Taubes's struggles with his Jewish identity were one of the most revealing and complex aspects of his life, and Muller's multifaceted, deeply researched account of his painful ambivalences is one of the great strengths of this book. By dint of his family background and intensive early studies, Taubes acquired an impressive command of Jewish learning that few of his interlocutors outside of Jerusalem could rival. He was also known by friends to be devout in some aspects of his religious practice, favoring Orthodox synagogues and praying fervently. Yet he was unable to reconcile his religious practice with his conflicted attitudes about the truth of Jewish beliefs.

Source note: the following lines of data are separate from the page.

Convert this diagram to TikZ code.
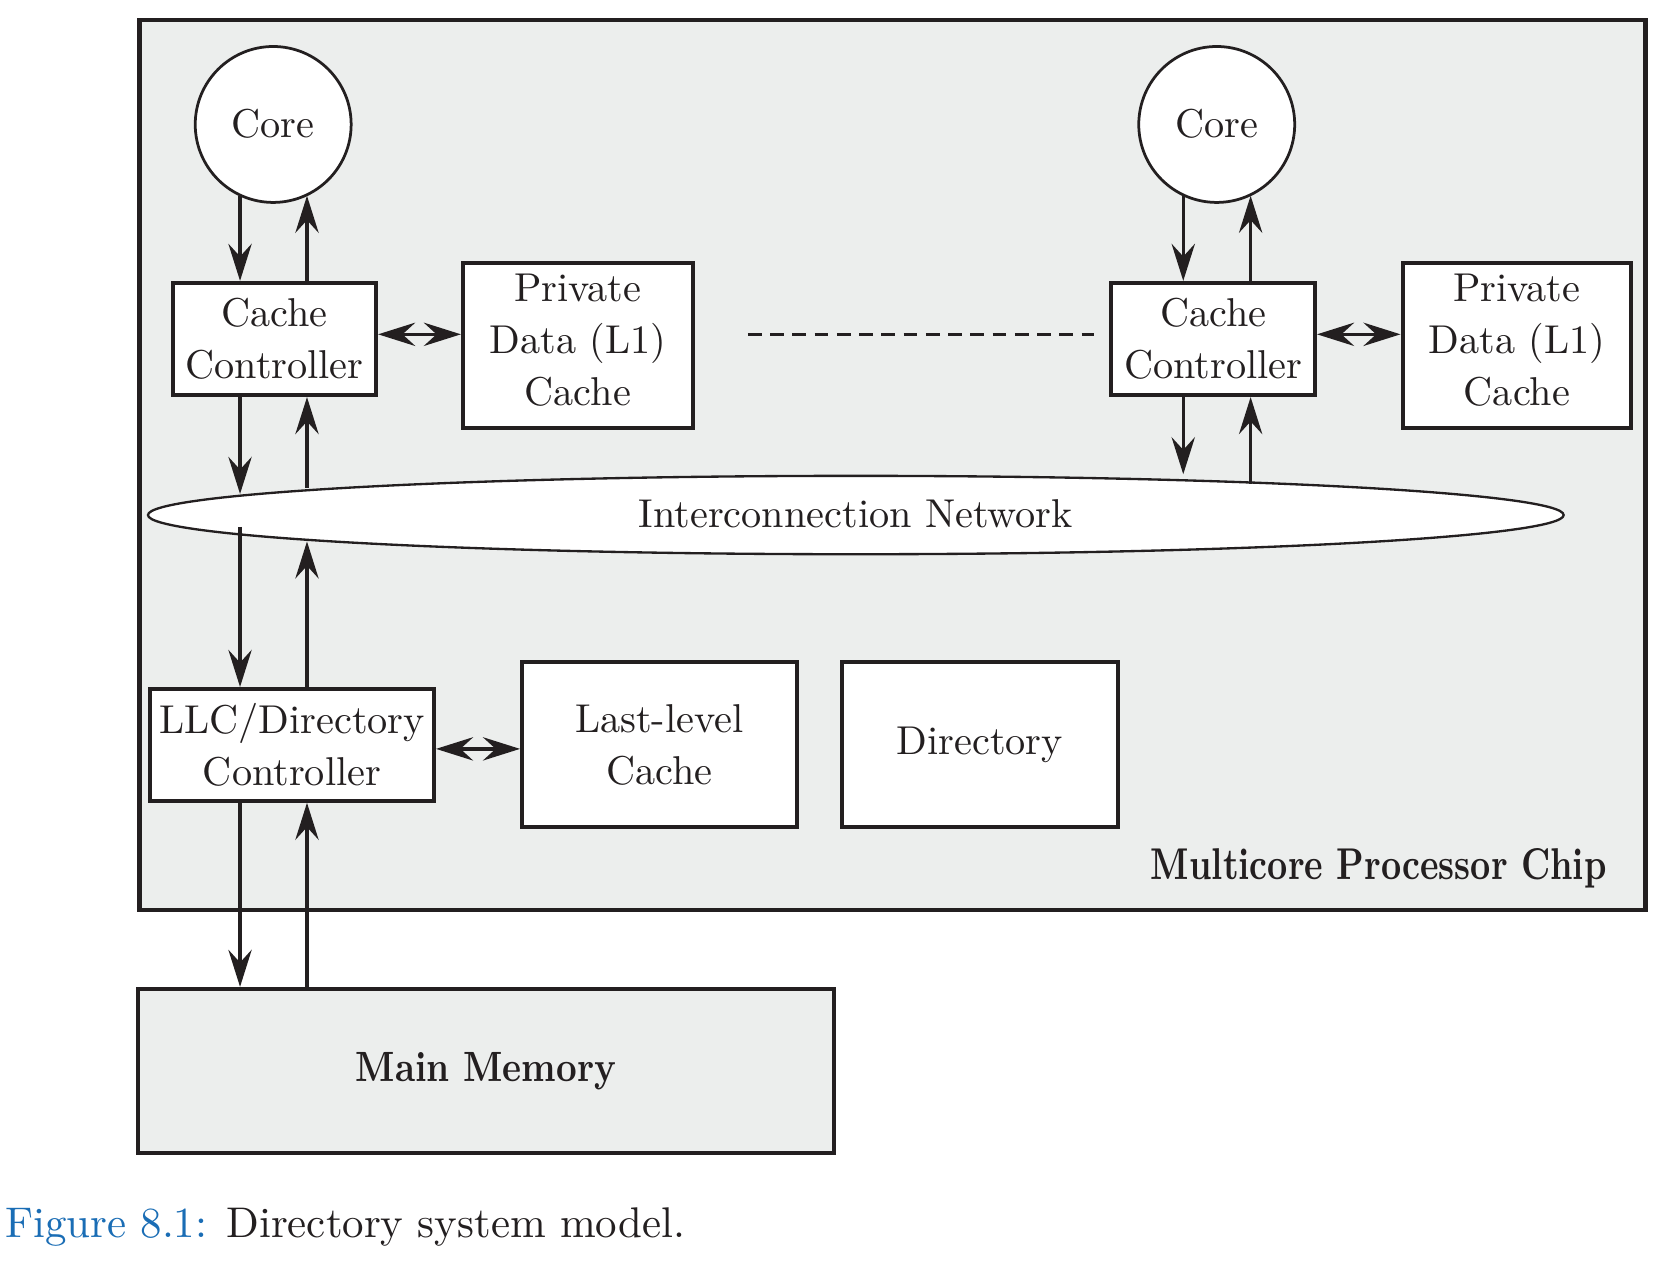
\documentclass[tikz,border=0pt]{standalone}
\usepackage{fontspec}
\setmainfont{lmroman10-regular}[Extension=.otf, BoldFont=lmroman10-bold, ItalicFont=lmroman10-italic]
\usepackage{graphicx}
\usetikzlibrary{arrows.meta,shapes.geometric,calc}
\definecolor{ink}{HTML}{231F20}
\definecolor{chipgray}{HTML}{ECEEED}
\definecolor{capblue}{HTML}{1A6DB5}
\begin{document}
\begin{tikzpicture}[x=1pt,y=-1pt,
  every node/.style={text=ink, font=\fontsize{38}{49}\selectfont, align=center},
  box/.style={draw=ink, line width=3.8pt, fill=white, rectangle, inner sep=0pt},
  corenode/.style={draw=ink, line width=2.6pt, fill=white, circle, minimum size=147.2pt, inner sep=0pt},
  link/.style={draw=ink, line width=3.1pt, -{Stealth[length=35pt,width=22pt,inset=12pt]}},
  dbl/.style={draw=ink, line width=3.1pt, {Stealth[length=35pt,width=22pt,inset=12pt]}-{Stealth[length=35pt,width=22pt,inset=12pt]}},
]
\useasboundingbox (0,0) rectangle (1568,1196);
\fill[white] (0,0) rectangle (1568,1196);

% chip
\node[draw=ink, line width=4.2pt, fill=chipgray, rectangle, minimum width=1422pt, minimum height=840pt, inner sep=0pt] (chip) at (842.5,439) {};

% main memory
\node[box, fill=chipgray, minimum width=656.4pt, minimum height=155pt] (mm) at (458.8,1011)
  {\fontsize{40}{48}\selectfont\bfseries\scalebox{0.85}[1]{Main Memory}};

% cores
\node[corenode] (coreL) at (257.9,117.5) {\raisebox{2pt}{Core}};
\node[corenode] (coreR) at (1148.6,117.5) {\raisebox{2pt}{Core}};

% cache controllers
\node[box, minimum width=191.7pt, minimum height=105.9pt] (ccL) at (259.2,320) {Cache\\Controller};
\node[box, minimum width=192.4pt, minimum height=105.9pt] (ccR) at (1145.2,320) {Cache\\Controller};

% private caches
\node[box, minimum width=217pt, minimum height=156pt] (privL) at (545.5,326) {};
\node[inner sep=0pt] (privLtext) at ([yshift=5pt]privL.center) {Private\\Data (L1)\\Cache};
\node[box, minimum width=216pt, minimum height=156pt] (privR) at (1432,326) {};
\node[inner sep=0pt] (privRtext) at ([yshift=5pt]privR.center) {Private\\Data (L1)\\Cache};

% interconnection network
\node[draw=ink, line width=2.2pt, fill=white, ellipse, minimum width=1336.4pt, minimum height=74pt, inner sep=0pt] (net) at (807.9,486.2) {\raisebox{2pt}{Interconnection Network}};

% lower boxes
\node[box, minimum width=268.1pt, minimum height=105.5pt] (llc) at (275.65,703.15) {LLC/Directory\\Controller};
\node[box, minimum width=259.2pt, minimum height=156pt] (lastl) at (622.4,703) {Last-level\\Cache};
\node[box, minimum width=260pt, minimum height=156pt] (dir) at (925,703) {Directory};

% chip label
\node[anchor=base east, inner sep=0pt] (chiplabel) at (1516.7,830.7)
  {\fontsize{42}{50}\selectfont\bfseries\scalebox{0.79}[1]{Multicore Processor Chip}};

% dashed ellipsis
\coordinate (dashA) at (706,316);
\coordinate (dashB) at (1033,316);
\draw[ink, line width=3.1pt, dash pattern=on 13pt off 8pt] (dashA) -- (dashB);

% column x positions
\coordinate (xLd) at (226.6,0);
\coordinate (xLu) at (289.8,0);
\coordinate (xRd) at (1117,0);
\coordinate (xRu) at (1180.6,0);

% left column
\draw[link] (xLd |- coreL.-115.17) -- (xLd |- ccL.north);
\draw[link] (xLu |- ccL.north) -- (xLu |- coreL.-64.32);
\draw[link] (xLd |- ccL.south) -- (xLd |- net.178.20);
\draw[link] (xLu |- net.177.42) -- (xLu |- ccL.south);
\draw[link] (xLd |- net.181.80) -- (xLd |- llc.north);
\draw[link] (xLu |- llc.north) -- ($(xLu |- net.182.58)+(0,5)$);
\draw[link] (xLd |- llc.south) -- (xLd |- mm.north);
\draw[link] (xLu |- mm.north) -- (xLu |- llc.south);

% right column
\draw[link] (xRd |- coreR.-115.42) -- (xRd |- ccR.north);
\draw[link] (xRu |- ccR.north) -- (xRu |- coreR.-64.23);
\draw[link] (xRd |- ccR.south) -- ($(xRd |- net.6.06)+(0,-5)$);
\draw[link] (xRu |- net.4.71) -- (xRu |- ccR.south);

% double arrows
\draw[dbl] ([yshift=4.4pt]ccL.east) -- ([yshift=4.4pt]ccL.east -| privL.west);
\draw[dbl] ([yshift=4.4pt]ccR.east) -- ([yshift=4.4pt]ccR.east -| privR.west);
\draw[dbl] ([yshift=-3.8pt]llc.east) -- ([yshift=-3.8pt]llc.east -| lastl.west);

% caption
\node[anchor=base west, inner sep=0pt] (caption) at (4.7,1168)
  {\fontsize{40.5}{48}\selectfont\textcolor{capblue}{Figure 8.1:} Directory system model.};
\end{tikzpicture}
\end{document}
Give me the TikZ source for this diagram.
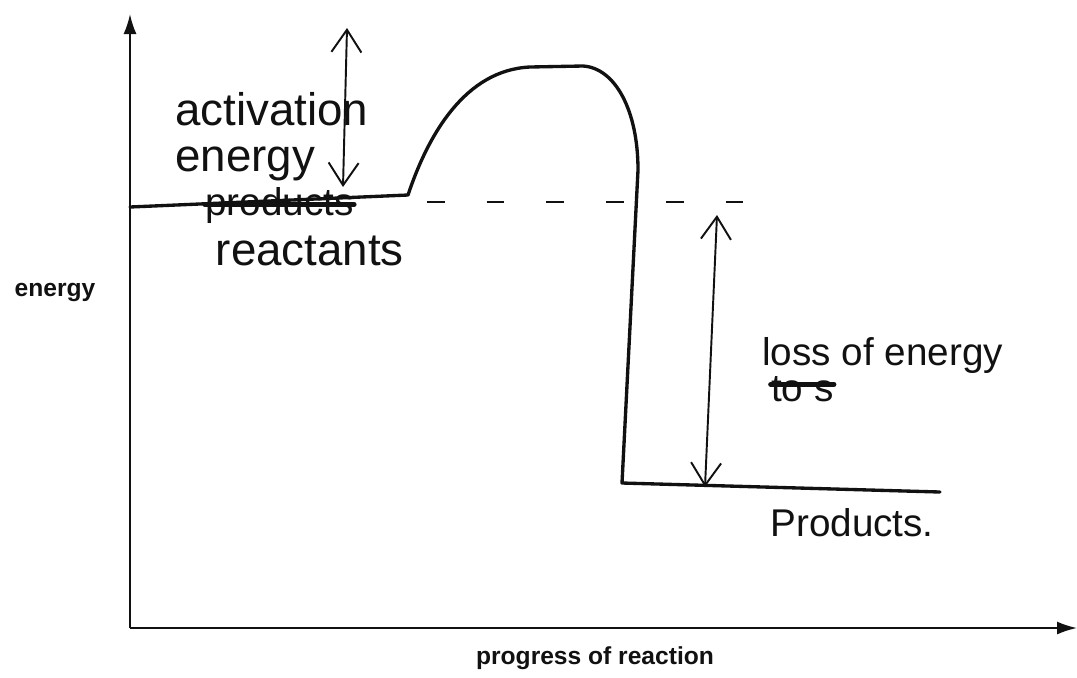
\documentclass[tikz,border=0pt]{standalone}
\usepackage{fontspec}
\setmainfont{Liberation Sans}
\usetikzlibrary{arrows.meta, positioning}
\definecolor{inkdark}{HTML}{111111}
\tikzset{
  axisline/.style={-{Latex[length=4mm, width=2.6mm]}, line width=1.1pt, inkdark},
  curve/.style={line width=1.9pt, inkdark, line join=round, line cap=round},
  level/.style={dash pattern=on 10pt off 24pt, line width=1.1pt, inkdark},
  span/.style={{Straight Barb[length=4.5mm, width=6mm]}-{Straight Barb[length=4.5mm, width=6mm]},
    line width=1.1pt, inkdark},
  axlabel/.style={font=\bfseries\fontsize{14}{16}\selectfont, text=inkdark, inner sep=0pt},
  hand/.style={font=\fontsize{26}{28}\selectfont, text=inkdark, inner sep=0pt},
  handsm/.style={font=\fontsize{22}{24}\selectfont, text=inkdark, inner sep=0pt},
  strike/.style={line width=3pt, inkdark, line cap=round},
}

\begin{document}
\begin{tikzpicture}[x=0.02cm, y=-0.02cm]
        \useasboundingbox (0,0) rectangle (1077,677);
        % axes
        \coordinate (orig) at (130,628);
        \coordinate (ytop) at (130,14);
        \coordinate (xend) at (1077,628);
        \draw[axisline] (orig) -- (ytop);
        \draw[axisline] (orig) -- (xend);
        \node[axlabel] (ylab) at (55,292) {energy};
        \node[axlabel] (xlab) at (595,658) {progress of reaction};
        % energy profile
        \coordinate (r0) at (130,207);
        \coordinate (r1) at (408,195);
        \coordinate (pkl) at (530,67);
        \coordinate (pkr) at (583,66);
        \coordinate (dn) at (638,170);
        \coordinate (p0) at (622,483);
        \coordinate (p1) at (940,492);
        \draw[curve] (r0) -- (r1) .. controls (428,135) and (465,70) .. (pkl) -- (pkr)
          .. controls (615,68) and (638,110) .. (dn) -- (p0) -- (p1);
        \coordinate (d0) at (427,202);
        \coordinate (d1) at (752,202);
        \draw[level] (d0) -- (d1);
        % arrows
        \coordinate (aTop) at (347,28);
        \coordinate (aBot) at (343,187);
        \coordinate (lTop) at (717,215);
        \coordinate (lBot) at (705,487);
        \draw[span] (aTop) -- (aBot);
        \draw[span] (lTop) -- (lBot);
        % handwritten labels
        \node[hand, anchor=base west] (act) at (175,125) {activation};
        \node[hand, below=12pt of act.south west, anchor=north west] (acten) {energy};
        \node[handsm, anchor=base west] (prodold) at (205,215) {products};
        \draw[strike] ([yshift=6pt]prodold.base west) -- ([yshift=6pt]prodold.base east);
        \node[hand, below=29pt of prodold.base west, anchor=base west, xshift=6pt] (reac) {reactants};
        \node[handsm, anchor=base west] (loss) at (762,365) {loss of energy};
        \node[handsm, below=21pt of loss.base west, anchor=base west, xshift=5pt] (tos) {to s};
        \draw[strike] ([yshift=10pt]tos.base west) -- ([yshift=10pt]tos.base east);
        \node[handsm, anchor=base west] (prod) at (770,536) {Products.};
      \end{tikzpicture}
\end{document}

Revealingly, Taubes cultivated a lifelong fascination with the Apostle Paul, whom he saw as an antinomian revolutionary and the creator of a “new charismatic community” (252; also 89-90, 487-494); there was no small amount of identification and projection in Taubes's version of Paul, the subject of his posthumously published lectures Die Politische Theologie des Paulus (The Political Theology of Paul [1993]). As Muller aptly describes the tension, Taubes was “an observant Jew with a strong Pauline streak” (108).

Jerry Muller's lively, erudite, lucidly written study takes its place as the definitive biography of Jacob Taubes and as an important book about a chapter in the intellectual relationships between religion and politics in the twentieth century.